Revista Religión
Te entrego y te ofrezco mi adoración, Jesús Eucaristía; te adoro en todas las hostias consagradas del mundo, te adoro en esta hostia santa que estoy contemplando frente a mí [lo que está en rojo se omite si no se está frente al Santísimo], te adoro en todas las hostias reservadas en cada uno de los Sagrarios de la tierra. Hago un acto de adoración a todas las hostias expuestas en las custodias para las Horas Santas o en las capillas de Adoración Perpetua, adoro del mismo modo las hostias ya consagradas que se encuentren sobre los altares en todas las Misas que se están realizando por el mundo en este momento.

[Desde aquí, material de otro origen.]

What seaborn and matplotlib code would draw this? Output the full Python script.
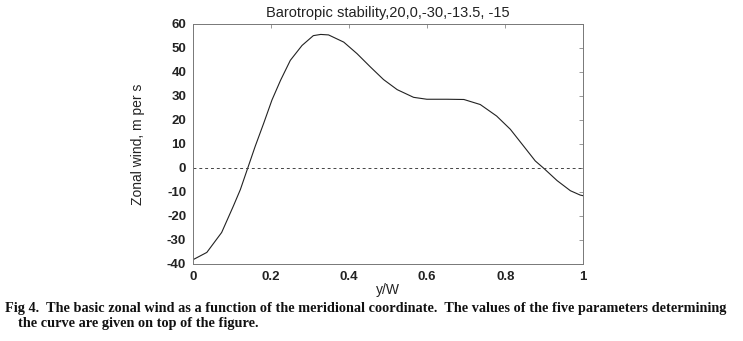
import numpy as np
import pandas as pd
import matplotlib
matplotlib.use("Agg")
import matplotlib.pyplot as plt
import seaborn as sns

# curve
y_over_w = [0.0, 0.035, 0.073, 0.103, 0.121, 0.140, 0.159, 0.181, 0.202,
            0.224, 0.249, 0.279, 0.308, 0.327, 0.347, 0.386, 0.420, 0.454,
            0.488, 0.523, 0.565, 0.599, 0.651, 0.694, 0.736, 0.778, 0.813,
            0.847, 0.877, 0.899, 0.933, 0.967, 0.992, 1.0]
zonal_wind = [-38.2, -35.2, -26.9, -15.9, -9.0, 0.0, 9.0, 18.7, 28.3,
              36.5, 44.8, 51.0, 55.1, 55.6, 55.4, 52.4, 47.6, 42.1,
              36.8, 32.6, 29.4, 28.6, 28.6, 28.5, 26.4, 21.6, 16.1,
              9.1, 2.9, -0.2, -5.3, -9.5, -11.3, -11.6]

x_ticks = [0, 0.2, 0.4, 0.6, 0.8, 1]
x_tick_labels = ["0", "0.2", "0.4", "0.6", "0.8", "1"]
y_ticks = [-40, -30, -20, -10, 0, 10, 20, 30, 40, 50, 60]

title = "Barotropic stability,20,0,-30,-13.5, -15"
caption_1 = ("Fig 4.  The basic zonal wind as a function of the meridional coordinate.  "
             "The values of the five parameters determining")
caption_2 = "the curve are given on top of the figure."

df = pd.DataFrame({"y/W": y_over_w, "wind": zonal_wind})

sns.set_style("white")
plt.rcParams["font.family"] = ["Liberation Sans", "DejaVu Sans"]
plt.rcParams["axes.unicode_minus"] = False

fig = plt.figure(figsize=(7.43, 3.41), dpi=100)
ax = fig.add_axes([0.260, 0.226, 0.525, 0.704])

sns.lineplot(data=df, x="y/W", y="wind", ax=ax, color="#222222", linewidth=0.8)
ax.axhline(0, color="#444444", linewidth=0.7, linestyle=(0, (3, 3)))

ax.set_xlim(0, 1)
ax.set_ylim(-40, 60)
ax.set_xticks(x_ticks)
ax.set_xticklabels(x_tick_labels)
ax.set_yticks(y_ticks)
ax.tick_params(direction="in", length=3, width=0.6, color="#888888",
               labelsize=9.5, top=True, right=True, pad=5)
for lbl in ax.get_xticklabels() + ax.get_yticklabels():
    lbl.set_fontweight("bold")
    lbl.set_color("#222222")
for s in ax.spines.values():
    s.set_linewidth(0.7)
    s.set_color("#777777")

ax.set_xlabel("y/W", fontsize=10, color="#222222", labelpad=0)
ax.set_ylabel("Zonal wind, m per s", fontsize=10, color="#222222", labelpad=16)
ax.set_title(title, fontsize=10.5, color="#222222", pad=5)

fig.text(0.007, 0.096, caption_1, family="Liberation Serif", fontweight="bold",
         fontsize=10.3, color="#111111", ha="left", va="center")
fig.text(0.024, 0.050, caption_2, family="Liberation Serif", fontweight="bold",
         fontsize=10.3, color="#111111", ha="left", va="center")

plt.savefig("out.png", dpi=100)
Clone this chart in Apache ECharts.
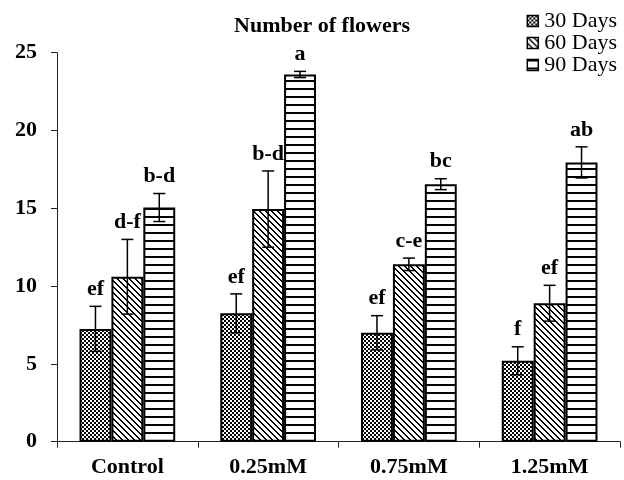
<!DOCTYPE html>
<html>
<head>
<meta charset="utf-8">
<script src="https://cdn.jsdelivr.net/npm/echarts@6/dist/echarts.min.js"></script>
<style>html,body{margin:0;padding:0;background:#fff}#chart{width:624px;height:480px}</style>
</head>
<body>
<div id="chart"></div>
<script>
const categories = ['Control', '0.25mM', '0.75mM', '1.25mM'];
const seriesNames = ['30 Days', '60 Days', '90 Days'];
const days30 = [7.25, 8.25, 7.0, 5.2];
const days60 = [10.6, 14.95, 11.4, 8.9];
const days90 = [15.05, 23.6, 16.55, 17.95];
const err30 = [1.45, 1.25, 1.1, 0.9];
const err60 = [2.4, 2.45, 0.4, 1.15];
const err90 = [0.9, 0.2, 0.35, 1.0];
const letters30 = ['ef', 'ef', 'ef', 'f'];
const letters60 = ['d-f', 'b-d', 'c-e', 'ef'];
const letters90 = ['b-d', 'a', 'bc', 'ab'];
const yMax = 25;
const yInterval = 5;

const values = [days30, days60, days90];
const errors = [err30, err60, err90];
const letters = [letters30, letters60, letters90];

const FONT = '"Liberation Serif", "Times New Roman", serif';
const CAT_GAP = 0.32;

function makePattern(kind) {
  const c = document.createElement('canvas');
  let w, h;
  if (kind === 0) { w = 4; h = 4; }
  else if (kind === 1) { w = 6; h = 6; }
  else { w = 4; h = 8; }
  c.width = w; c.height = h;
  const ctx = c.getContext('2d');
  const img = ctx.createImageData(w, h);
  for (let y = 0; y < h; y++) {
    for (let x = 0; x < w; x++) {
      let black;
      if (kind === 0) black = ((Math.floor(x / 2) + Math.floor(y / 2)) % 2) === 0;
      else if (kind === 1) black = (((x - y) % 6) + 6) % 6 < 2;
      else black = y < 2;
      const i = (y * w + x) * 4;
      const v = black ? 0 : 255;
      img.data[i] = v; img.data[i + 1] = v; img.data[i + 2] = v; img.data[i + 3] = 255;
    }
  }
  ctx.putImageData(img, 0, 0);
  return { image: c, repeat: 'repeat' };
}

const patterns = [makePattern(0), makePattern(1), makePattern(2)];

const series = [];
seriesNames.forEach(function (name, k) {
  series.push({
    name: name,
    type: 'bar',
    data: values[k],
    barGap: '0%',
    barCategoryGap: (CAT_GAP * 100) + '%',
    itemStyle: { color: patterns[k], borderColor: '#000', borderWidth: 2 },
    emphasis: { disabled: true },
    z: 2
  });
});
seriesNames.forEach(function (name, k) {
  series.push({
    name: name + ' err',
    type: 'custom',
    z: 5,
    clip: false,
    silent: true,
    data: values[k].map(function (v, i) { return [i, v, errors[k][i]]; }),
    encode: { x: 0, y: 1 },
    renderItem: function (params, api) {
      const ci = api.value(0);
      const v = api.value(1);
      const e = api.value(2);
      const band = api.size([1, 0])[0];
      const bw = band * (1 - CAT_GAP) / 3;
      const cx = api.coord([ci, 0])[0] + (k - 1) * bw;
      const top = api.coord([ci, v + e])[1];
      const bot = api.coord([ci, v - e])[1];
      const cap = 6;
      const ls = { stroke: '#000', lineWidth: 1.5 };
      return {
        type: 'group',
        children: [
          { type: 'line', shape: { x1: cx, y1: top, x2: cx, y2: bot }, style: ls },
          { type: 'line', shape: { x1: cx - cap, y1: top, x2: cx + cap, y2: top }, style: ls },
          { type: 'line', shape: { x1: cx - cap, y1: bot, x2: cx + cap, y2: bot }, style: ls },
          {
            type: 'text',
            style: {
              x: cx, y: top - 6,
              text: letters[k][params.dataIndex],
              align: 'center', verticalAlign: 'bottom',
              font: 'bold 22px ' + FONT,
              fill: '#000'
            }
          }
        ]
      };
    }
  });
});

const chart = echarts.init(document.getElementById('chart'), null, { renderer: 'canvas' });
chart.setOption({
  animation: false,
  backgroundColor: '#fff',
  title: {
    text: 'Number of flowers',
    left: 317, textAlign: 'center',
    top: 10,
    textStyle: { fontFamily: FONT, fontWeight: 'bold', fontSize: 22, color: '#000' }
  },
  legend: {
    data: seriesNames,
    orient: 'vertical',
    right: 2,
    top: 5,
    itemWidth: 11,
    itemHeight: 11,
    itemGap: 0,
    icon: 'rect',
    textStyle: { fontFamily: FONT, fontSize: 22, color: '#000', padding: [0, 0, 0, 1] },
    itemStyle: { borderColor: '#000', borderWidth: 1.5 }
  },
  grid: { left: 57, right: 4, top: 52.7, bottom: 38.3, containLabel: false },
  xAxis: {
    type: 'category',
    data: categories,
    axisLine: { lineStyle: { color: '#222', width: 1 } },
    axisTick: { show: true, length: 6, alignWithLabel: false, lineStyle: { color: '#222' } },
    axisLabel: { fontFamily: FONT, fontWeight: 'bold', fontSize: 22, color: '#000', margin: 15 }
  },
  yAxis: {
    type: 'value',
    min: 0, max: yMax, interval: yInterval,
    axisLine: { show: true, lineStyle: { color: '#222', width: 1 } },
    axisTick: { show: true, length: 6, lineStyle: { color: '#222' } },
    splitLine: { show: false },
    axisLabel: { fontFamily: FONT, fontWeight: 'bold', fontSize: 22, color: '#000', margin: 20 }
  },
  series: series
});
</script>
</body>
</html>
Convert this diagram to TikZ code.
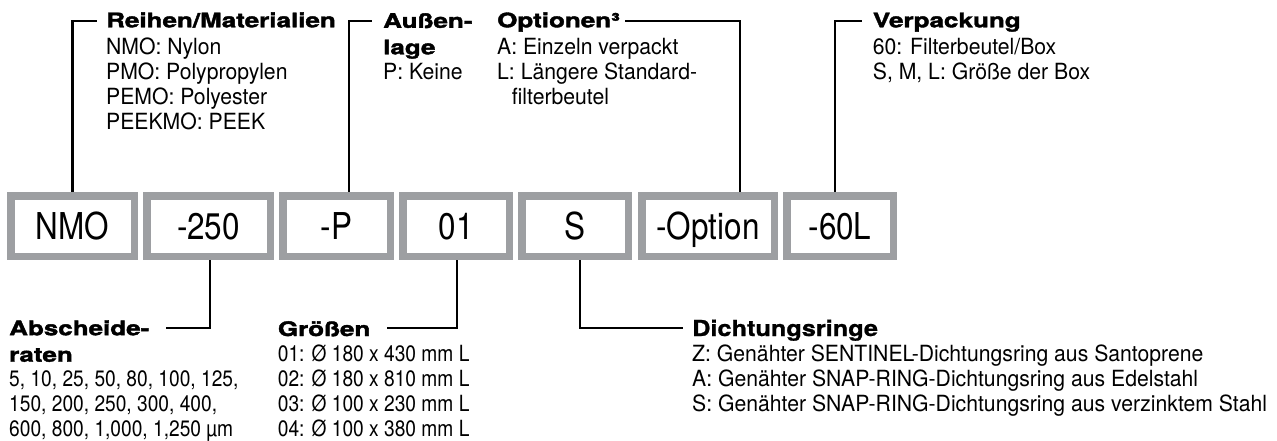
\documentclass[tikz,border=0pt]{standalone}
\usepackage{fontspec}
\setmainfont{TeX Gyre Heros}
\newfontfamily\bodyf[FakeStretch=0.95]{TeX Gyre Heros}
\newfontfamily\numf[FakeStretch=0.86]{TeX Gyre Heros}
\newfontfamily\boxf[FakeStretch=0.85]{TeX Gyre Heros}
\newfontfamily\ttlf[FakeStretch=1.3,BoldFeatures={FakeBold=2}]{TeX Gyre Heros}
\newfontfamily\dttlf[FakeStretch=1.15,BoldFeatures={FakeBold=1}]{TeX Gyre Heros}
\usetikzlibrary{backgrounds}
\definecolor{boxgray}{RGB}{157,159,162}
\begin{document}
\begin{tikzpicture}[x=1pt,y=-1pt,
  code/.style={draw=boxgray,line width=7.5pt,fill=white,inner sep=0pt,
    minimum height=60.5pt,font=\boxf\fontsize{37}{40}\selectfont,
    text height=26.7pt,text depth=0pt},
  ttl/.style={anchor=base west,inner sep=0pt,align=left,
    font=\ttlf\bfseries\fontsize{20}{26.5}\selectfont},
  dttl/.style={anchor=base west,inner sep=0pt,align=left,
    font=\dttlf\bfseries\fontsize{22}{25}\selectfont},
  body/.style={anchor=base west,inner sep=0pt,align=left,
    font=\bodyf\fontsize{22.3}{25}\selectfont},
  nums/.style={anchor=base west,inner sep=0pt,align=left,
    font=\numf\fontsize{22.3}{25}\selectfont},
  conn/.style={line width=2.2pt,draw=black}]
\useasboundingbox (0,0) rectangle (1277,441);

% code boxes
\node[code,minimum width=123.5pt] (b1) at (72.5,226) {NMO};
\node[code,minimum width=123.5pt] (b2) at (208.5,226) {-250};
\node[code,minimum width=107.5pt] (b3) at (336.5,226) {-P};
\node[code,minimum width=106.5pt] (b4) at (456,226) {01};
\node[code,minimum width=106.5pt] (b5) at (575,226) {S};
\node[code,minimum width=132.5pt] (b6) at (708,226) {-Option};
\node[code,minimum width=106.5pt] (b7) at (840,226) {-60L};

% top labels (multi-line nodes are placed at the baseline of their last line)
\node[ttl] (t1) at (106,27.3) {Reihen/Materialien};
\node[body] (d1) at (106,129.4) {NMO: Nylon\\PMO: Polypropylen\\PEMO: Polyester\\PEEKMO: PEEK};
\node[ttl] (t2) at (383,54.3) {Außen-\\lage};
\node[body] (d2) at (383,79.4) {P: Keine};
\node[ttl] (t3) at (497,27.3) {Optionen³};
\node[body] (d3) at (497,104.4) {A: Einzeln verpackt\\L: Längere Standard-\\\hspace*{14.7pt}filterbeutel};
\node[ttl] (t4) at (872.7,27.3) {Verpackung};
\node[body] (d4) at (872.7,79.4) {60: Filterbeutel/Box\\S, M, L: Größe der Box};

% bottom labels
\node[ttl] (t5) at (9,361.7) {Abscheide-\\raten};
\node[nums] (d5) at (9,436.7) {5, 10, 25, 50, 80, 100, 125,\\150, 200, 250, 300, 400,\\600, 800, 1,000, 1,250 µm};
\node[ttl] (t6) at (277.7,336) {Größen};
\node[nums] (d6) at (277.7,436.7) {01: Ø 180 x 430 mm L\\02: Ø 180 x 810 mm L\\03: Ø 100 x 230 mm L\\04: Ø 100 x 380 mm L};
\node[dttl] (t7) at (692,336) {Dichtungsringe};
\node[body] (d7) at (692,411.7) {Z: Genähter SENTINEL-Dichtungsring aus Santoprene\\A: Genähter SNAP-RING-Dichtungsring aus Edelstahl\\S: Genähter SNAP-RING-Dichtungsring aus verzinktem Stahl};

% connector end points
\coordinate (k1) at (72.5,21);  \coordinate (e1) at (96.7,21);
\coordinate (k2) at (349,21);   \coordinate (e2) at (371.7,21);
\coordinate (k3) at (740,21);   \coordinate (e3) at (625,21);
\coordinate (k4) at (835,21);   \coordinate (e4) at (862,21);
\coordinate (k5) at (210,328);  \coordinate (e5) at (165.7,328);
\coordinate (k6) at (457.3,328); \coordinate (e6) at (386.7,328);
\coordinate (k7) at (580,328);  \coordinate (e7) at (683,328);

\begin{pgfonlayer}{background}
\fill[white] (0,0) rectangle (1277,441);
\draw[conn] (k1 |- b1.north) -- (k1) -- (e1);
\draw[conn] (k2 |- b3.north) -- (k2) -- (e2);
\draw[conn] (k3 |- b6.north) -- (k3) -- (e3);
\draw[conn] (k4 |- b7.north) -- (k4) -- (e4);
\draw[conn] (k5 |- b2.south) -- (k5) -- (e5);
\draw[conn] (k6 |- b4.south) -- (k6) -- (e6);
\draw[conn] (k7 |- b5.south) -- (k7) -- (e7);
\end{pgfonlayer}
\end{tikzpicture}
\end{document}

Pero también te adoro, oh Jesús Eucaristía, en todas y cada una de las partículas consagradas que se desprenden de la hostia y en las que sabemos que, a pesar de ser casi imperceptibles, estás completamente Tú; te adoro en las pequeñas partículas que quedan en los dedos de los sacerdotes, de los diáconos o de los ministros extraordinarios de la Eucaristía. Te adoro en las partículas que quedan sobre el altar, en los cálices, en los copones, en los purificadores, en los corporales, en las patenas y en cualquier otra superficie o elemento litúrgico. Y te adoro especialmente, Jesús mío, en cada una de las partículas que, por accidente o por imprudencia, caen al suelo al momento de distribuir el Divinísimo Sacramento, allí también te adoro, Señor.